According to market experts, the largest growth in demand for petroleum coke is expected

in the segment of baked anodes required for aluminum production with an average annual growth of 5-7% in the coming years. Petroleum coke sales as fuel for thermal power plants and cement factories will grow by an average of 4-5% per year. In 2023, worldwide petroleum coke sales will reach 150 million tons.
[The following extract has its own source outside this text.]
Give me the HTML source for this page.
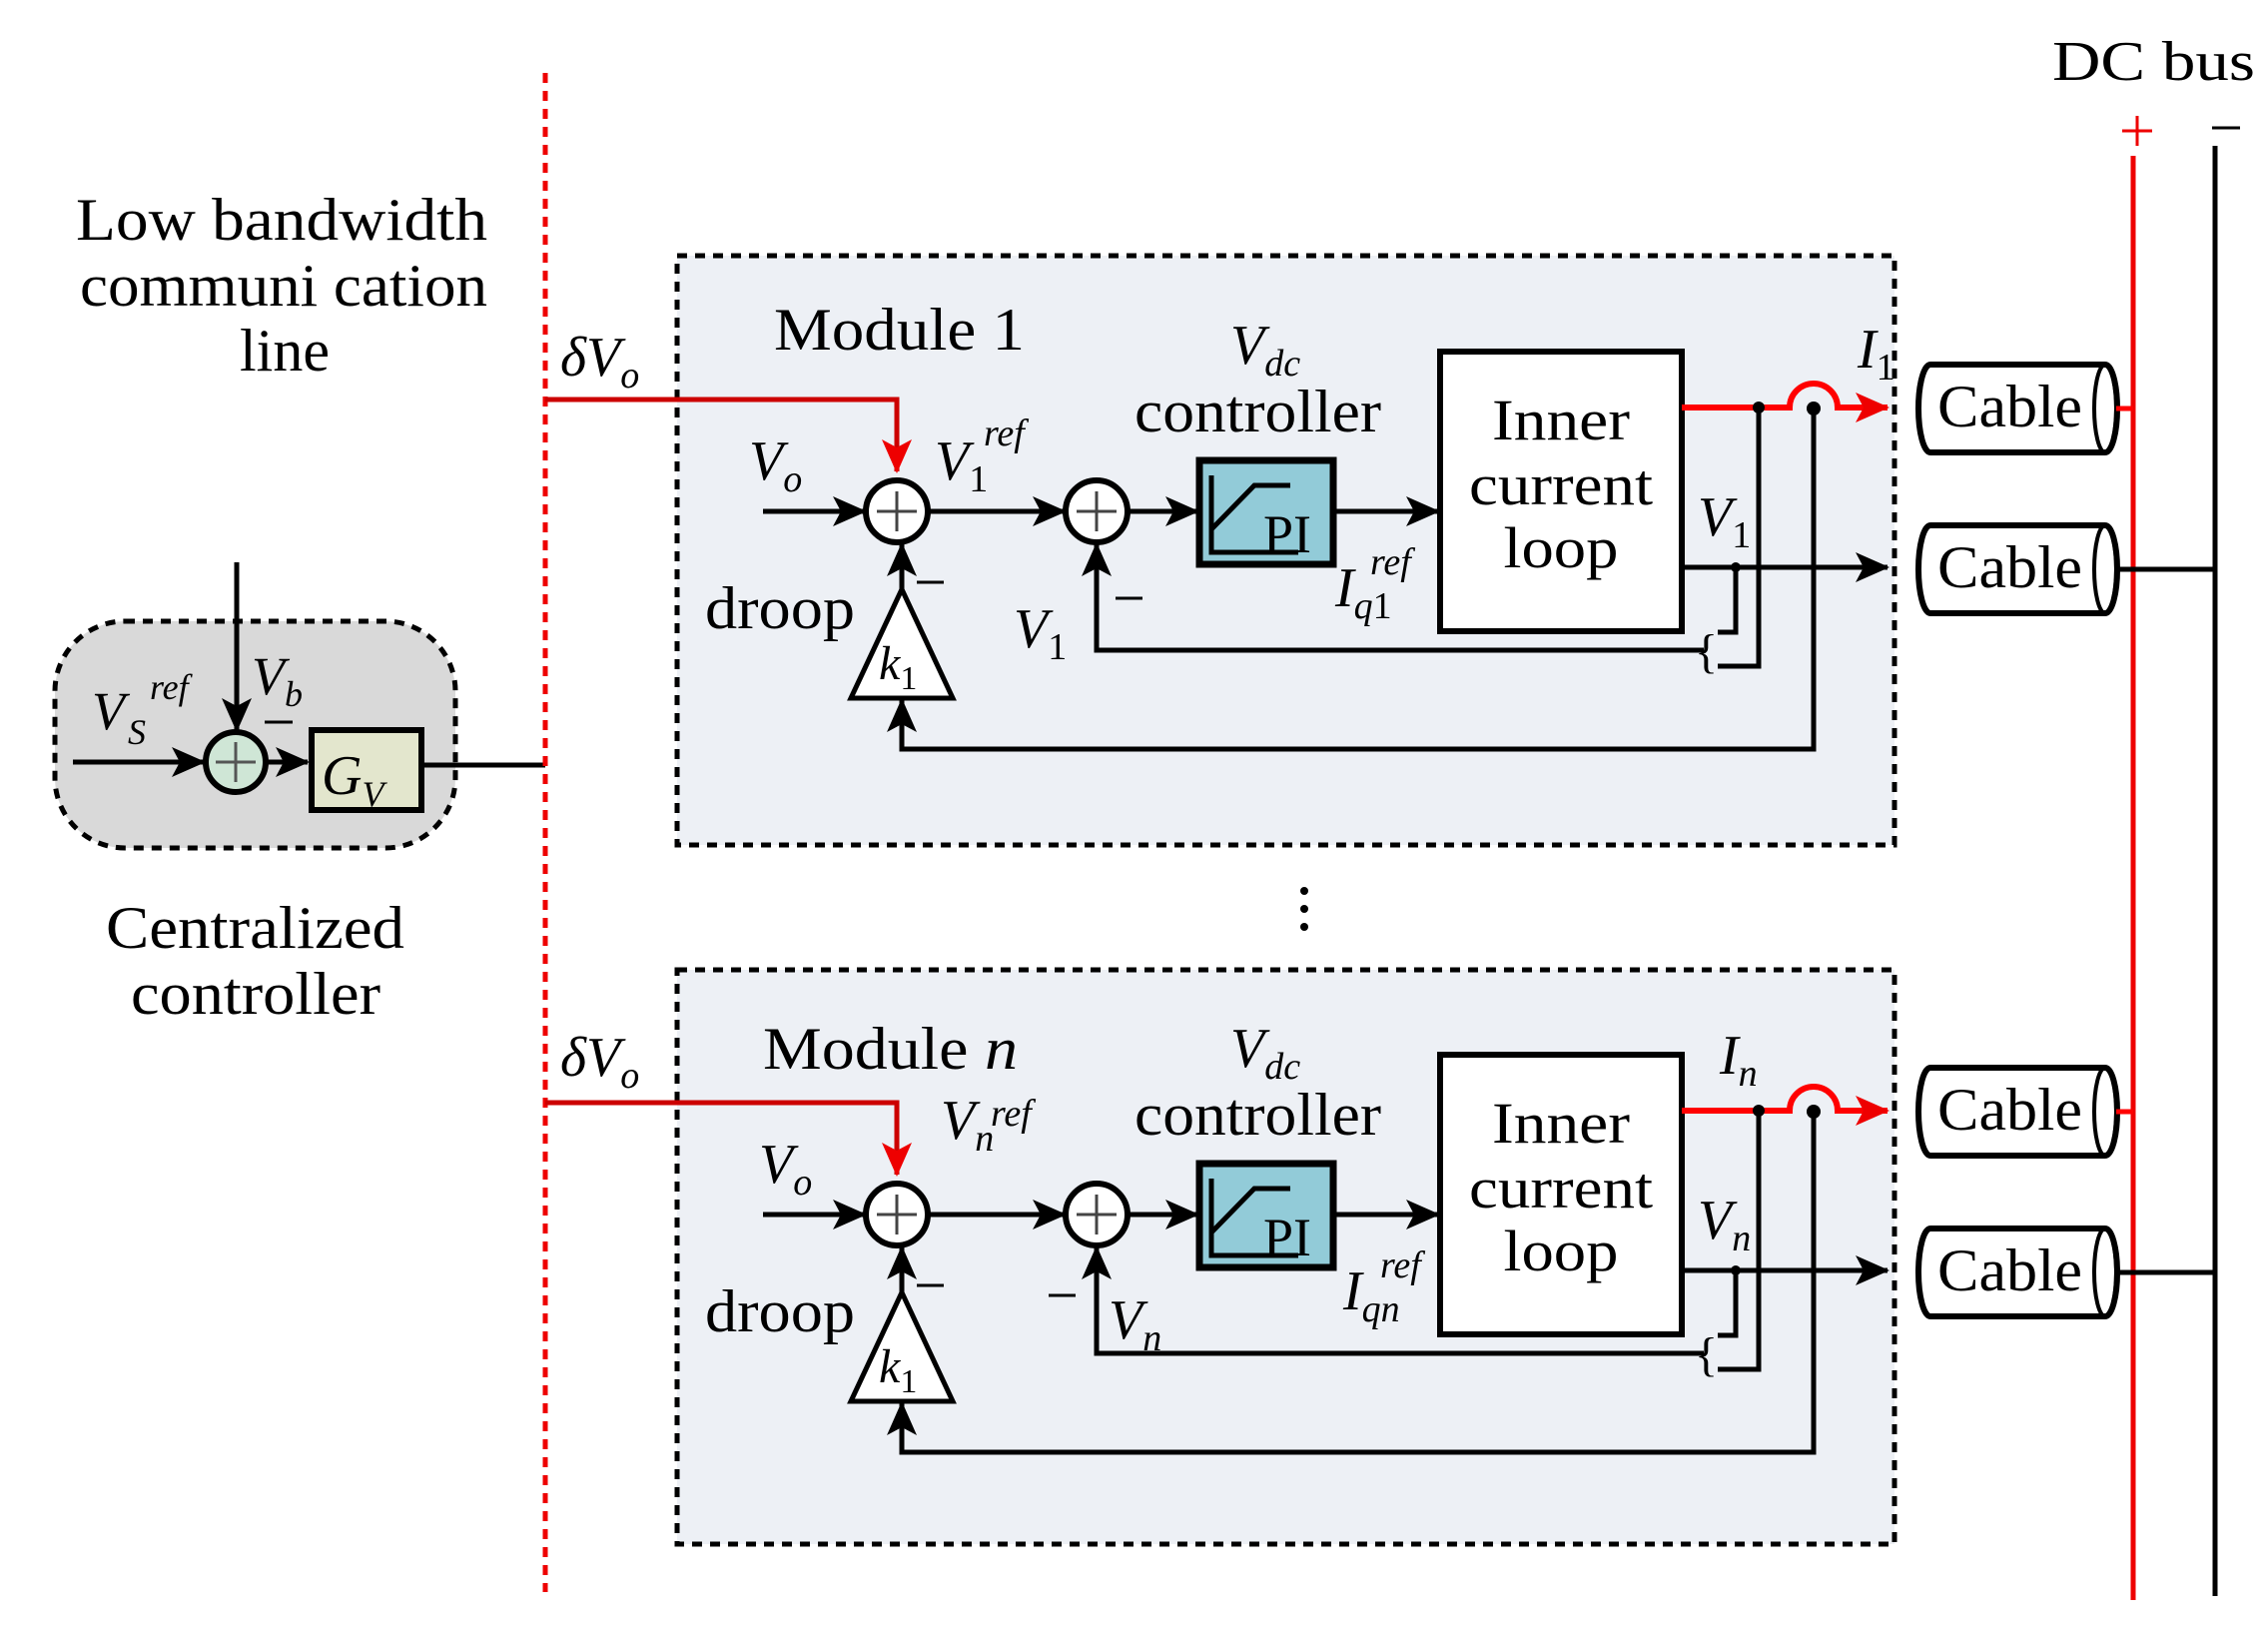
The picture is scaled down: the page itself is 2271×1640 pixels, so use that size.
<!DOCTYPE html>
<html><head><meta charset="utf-8"><style>
html,body{margin:0;padding:0;background:#fff}
svg{display:block}
text{font-family:"Liberation Serif",serif;fill:#000}
.i{font-style:italic}
</style></head><body>
<svg width="2271" height="1640" viewBox="0 0 2271 1640" xmlns="http://www.w3.org/2000/svg">
<defs>
<marker id="ab" markerUnits="userSpaceOnUse" markerWidth="34" markerHeight="30" refX="32" refY="15" orient="auto"><path d="M0,0 L34,15 L0,30 L8,15 Z" fill="#000"/></marker>
<marker id="ar" markerUnits="userSpaceOnUse" markerWidth="34" markerHeight="30" refX="32" refY="15" orient="auto"><path d="M0,0 L34,15 L0,30 L8,15 Z" fill="#e00"/></marker>
</defs>

<text x="76" y="240" font-size="60" textLength="412" lengthAdjust="spacingAndGlyphs">Low bandwidth</text>
<text x="80" y="306" font-size="60" textLength="408" lengthAdjust="spacingAndGlyphs">communi cation</text>
<text x="285" y="371" font-size="60" text-anchor="middle">line</text>
<text x="106" y="949" font-size="60" textLength="299" lengthAdjust="spacingAndGlyphs">Centralized</text>
<text x="131" y="1015" font-size="60" textLength="250" lengthAdjust="spacingAndGlyphs">controller</text>

<rect x="55" y="622" width="401" height="227" rx="70" fill="#d9d9d9" stroke="#000" stroke-width="5" stroke-dasharray="10,8"/>
<line x1="73" y1="763" x2="204" y2="763" stroke="#000" stroke-width="5" marker-end="url(#ab)"/>
<line x1="237" y1="563" x2="237" y2="731" stroke="#000" stroke-width="5" marker-end="url(#ab)"/>
<circle cx="236" cy="763" r="30" fill="#cfe6d6" stroke="#000" stroke-width="6"/>
<path d="M216,763 H256 M236,743 V783" stroke="#555" stroke-width="3"/>
<line x1="266" y1="763" x2="308" y2="763" stroke="#000" stroke-width="5" marker-end="url(#ab)"/>
<rect x="312" y="731" width="110" height="80" fill="#e3e6cd" stroke="#000" stroke-width="6"/>
<text x="322" y="795" font-size="56" class="i">G<tspan font-size="36" dy="12">V</tspan></text>
<line x1="422" y1="766" x2="546" y2="766" stroke="#000" stroke-width="5"/>
<text x="92" y="730" font-size="54" class="i">V</text><text x="128" y="745" font-size="36" class="i">S</text><text x="150" y="700" font-size="36" class="i">ref</text>
<text x="252" y="695" font-size="54" class="i">V<tspan font-size="36" dy="12">b</tspan></text>
<line x1="265" y1="723" x2="293" y2="723" stroke="#000" stroke-width="3"/>

<line x1="546" y1="73" x2="546" y2="1594" stroke="#e00" stroke-width="5" stroke-dasharray="10,8"/>

<text x="2055" y="80" font-size="56" textLength="203" lengthAdjust="spacingAndGlyphs">DC bus</text>
<path d="M2125,131 H2155 M2140,116 V146" stroke="#e00" stroke-width="3"/>
<line x1="2215" y1="128" x2="2243" y2="128" stroke="#000" stroke-width="3"/>
<line x1="2136" y1="156" x2="2136" y2="1602" stroke="#e00" stroke-width="5"/>
<line x1="2218" y1="146" x2="2218" y2="1598" stroke="#000" stroke-width="5"/>

<rect x="678" y="256" width="1219" height="590" fill="#edf0f5" stroke="#000" stroke-width="5" stroke-dasharray="10,8"/>
<rect x="678" y="971" width="1219" height="575" fill="#edf0f5" stroke="#000" stroke-width="5" stroke-dasharray="10,8"/>
<circle cx="1306" cy="892" r="4" fill="#000"/><circle cx="1306" cy="910" r="4" fill="#000"/><circle cx="1306" cy="928" r="4" fill="#000"/>

<g id="m1">
<path d="M546,400 H898 V472" fill="none" stroke="#c00" stroke-width="5" marker-end="url(#ar)"/>
<line x1="764" y1="512" x2="866" y2="512" stroke="#000" stroke-width="5" marker-end="url(#ab)"/>
<circle cx="898" cy="512" r="31" fill="#fff" stroke="#000" stroke-width="6"/>
<path d="M878,512 H918 M898,492 V532" stroke="#444" stroke-width="3"/>
<line x1="929" y1="512" x2="1066" y2="512" stroke="#000" stroke-width="5" marker-end="url(#ab)"/>
<circle cx="1098" cy="512" r="31" fill="#fff" stroke="#000" stroke-width="6"/>
<path d="M1078,512 H1118 M1098,492 V532" stroke="#444" stroke-width="3"/>
<line x1="1129" y1="512" x2="1199" y2="512" stroke="#000" stroke-width="5" marker-end="url(#ab)"/>
<rect x="1201" y="461" width="134" height="104" fill="#92cbd8" stroke="#000" stroke-width="7"/>
<path d="M1213,476 V553 H1300 M1213,530 L1256,486 H1292" fill="none" stroke="#000" stroke-width="5"/>
<text x="1265" y="553" font-size="54">PI</text>
<line x1="1335" y1="512" x2="1440" y2="512" stroke="#000" stroke-width="5" marker-end="url(#ab)"/>
<rect x="1442" y="352" width="242" height="280" fill="#fff" stroke="#000" stroke-width="6"/>
<text x="1563" y="440" font-size="58" text-anchor="middle" textLength="138" lengthAdjust="spacingAndGlyphs">Inner</text>
<text x="1563" y="505" font-size="58" text-anchor="middle" textLength="184" lengthAdjust="spacingAndGlyphs">current</text>
<text x="1563" y="568" font-size="58" text-anchor="middle" textLength="115" lengthAdjust="spacingAndGlyphs">loop</text>
<path d="M903,590 L954,699 H852 Z" fill="#fff" stroke="#000" stroke-width="5"/>
<text x="880" y="680" font-size="48" class="i">k<tspan font-size="34" dy="10" font-style="normal">1</tspan></text>
<line x1="903" y1="590" x2="903" y2="545" stroke="#000" stroke-width="5" marker-end="url(#ab)"/>
<line x1="918" y1="583" x2="945" y2="583" stroke="#000" stroke-width="3"/>
<path d="M1816,409 V750 H903 V701" fill="none" stroke="#000" stroke-width="5" marker-end="url(#ab)"/>
<path d="M1706,651 H1098 V545" fill="none" stroke="#000" stroke-width="5" marker-end="url(#ab)"/>
<path d="M1684,408 H1792 A24,24 0 0 1 1840,408 H1890" fill="none" stroke="#f00" stroke-width="6" marker-end="url(#ar)"/>
<line x1="1684" y1="568" x2="1890" y2="568" stroke="#000" stroke-width="5" marker-end="url(#ab)"/>
<circle cx="1761" cy="408" r="6" fill="#000"/><circle cx="1816" cy="409" r="7" fill="#000"/><circle cx="1738" cy="568" r="5" fill="#000"/>
<path d="M1761,408 V667 H1720" fill="none" stroke="#000" stroke-width="5"/>
<path d="M1738,568 V633 H1720" fill="none" stroke="#000" stroke-width="5"/>
<text x="1697" y="668" font-size="48">{</text>
<path d="M1933,365 H2108 A12,44 0 0 1 2108,453 H1933 A12,44 0 0 1 1933,365 Z" fill="#fff" stroke="#000" stroke-width="6"/>
<ellipse cx="2108" cy="409" rx="11" ry="44" fill="none" stroke="#000" stroke-width="4"/>
<text x="1940" y="427" font-size="60" textLength="145" lengthAdjust="spacingAndGlyphs">Cable</text>
<line x1="2119" y1="409" x2="2136" y2="409" stroke="#f00" stroke-width="5"/>
<path d="M1933,526 H2108 A12,44 0 0 1 2108,614 H1933 A12,44 0 0 1 1933,526 Z" fill="#fff" stroke="#000" stroke-width="6"/>
<ellipse cx="2108" cy="570" rx="11" ry="44" fill="none" stroke="#000" stroke-width="4"/>
<text x="1940" y="588" font-size="60" textLength="145" lengthAdjust="spacingAndGlyphs">Cable</text>
<line x1="2119" y1="570" x2="2218" y2="570" stroke="#000" stroke-width="5"/>
<text x="706" y="629" font-size="60" textLength="150" lengthAdjust="spacingAndGlyphs">droop</text>
<text x="1232" y="364" font-size="56" class="i">V<tspan font-size="38" dy="12">dc</tspan></text>
<text x="1136" y="432" font-size="60" textLength="247" lengthAdjust="spacingAndGlyphs">controller</text>
</g>
<g transform="translate(0,704)"><use href="#m1"/></g>

<!-- module 1 labels -->
<text x="561" y="376" font-size="56" class="i">δV<tspan font-size="38" dy="12">o</tspan></text>
<text x="775" y="350" font-size="60" textLength="251" lengthAdjust="spacingAndGlyphs">Module  1</text>
<text x="750" y="480" font-size="56" class="i">V<tspan font-size="38" dy="12">o</tspan></text>
<text x="936" y="480" font-size="56" class="i">V<tspan font-size="38" dy="12" font-style="normal">1</tspan></text>
<text x="985" y="446" font-size="38" class="i">ref</text>
<text x="1015" y="648" font-size="56" class="i">V<tspan font-size="38" dy="12" font-style="normal">1</tspan></text>
<text x="1700" y="536" font-size="56" class="i">V<tspan font-size="38" dy="12" font-style="normal">1</tspan></text>
<line x1="1117" y1="599" x2="1144" y2="599" stroke="#000" stroke-width="3"/>
<text x="1337" y="607" font-size="56" class="i">I<tspan font-size="38" dy="12">q</tspan><tspan font-size="38" font-style="normal">1</tspan></text>
<text x="1372" y="575" font-size="38" class="i">ref</text>
<text x="1860" y="368" font-size="56" class="i">I<tspan font-size="38" dy="12" font-style="normal">1</tspan></text>

<!-- module n labels -->
<text x="561" y="1077" font-size="56" class="i">δV<tspan font-size="38" dy="12">o</tspan></text>
<text x="764" y="1070" font-size="60" textLength="255" lengthAdjust="spacingAndGlyphs">Module  <tspan class="i">n</tspan></text>
<text x="760" y="1184" font-size="56" class="i">V<tspan font-size="38" dy="12">o</tspan></text>
<text x="942" y="1140" font-size="56" class="i">V<tspan font-size="38" dy="12">n</tspan></text>
<text x="992" y="1127" font-size="38" class="i">ref</text>
<line x1="1050" y1="1297" x2="1077" y2="1297" stroke="#000" stroke-width="3"/>
<text x="1110" y="1340" font-size="56" class="i">V<tspan font-size="38" dy="12">n</tspan></text>
<text x="1700" y="1240" font-size="56" class="i">V<tspan font-size="38" dy="12">n</tspan></text>
<text x="1345" y="1311" font-size="56" class="i">I<tspan font-size="38" dy="12">qn</tspan></text>
<text x="1382" y="1279" font-size="38" class="i">ref</text>
<text x="1722" y="1075" font-size="56" class="i">I<tspan font-size="38" dy="12">n</tspan></text>
</svg>
</body></html>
The sales will exceed the indicator values of 2018 by 10.2%. India will be leading in petroleum coke sales and will account for

an average of 18.2% of global sales in the next five years.

The world market volume of petroleum coke: 60 million tons per year in 2004, 100 million tons per year in 2010, 126.5 million tons per year in 2014, and in 135.9 million tons per year in 2018.
DELAYED
COKING

The flow diagram and description a delayed
coking unit (operating DCU NOVOUFIMSK OIL REFINERY):

1 – scrubber;
2 – tube kiln;
3 – coke drums;
4 – fractionating column;
5 – refrigerators;
6 – stripping column;
7 – condenser-refrigerator;
8 – gas separator;

The DCU operates the following way:

Fresh raw material (tar or cracked residue) is heated in the convection section of the furnace 2 to 370-390°C and enters the cascade trays of the fractionating column 4, flowing down which it contacts with the rising vapors coming from the working reaction chamber and having a temperature of 430-450°C. As a result of mass transfer, the heavy part of the vapor condenses and together with the raw material forms a secondary raw material with a temperature of 380-400°C in the lower part of the column. From the bottom of the fractionating column, secondary raw materials are pumped through the soaking section

of the heating furnace and at a temperature of 485-500°C are sent to the reaction chamber. Temperature of secondary raw materials at the reactor inlet is lower by 10-15°C, which
is due to heat loss in the transfer pipeline and switching valves.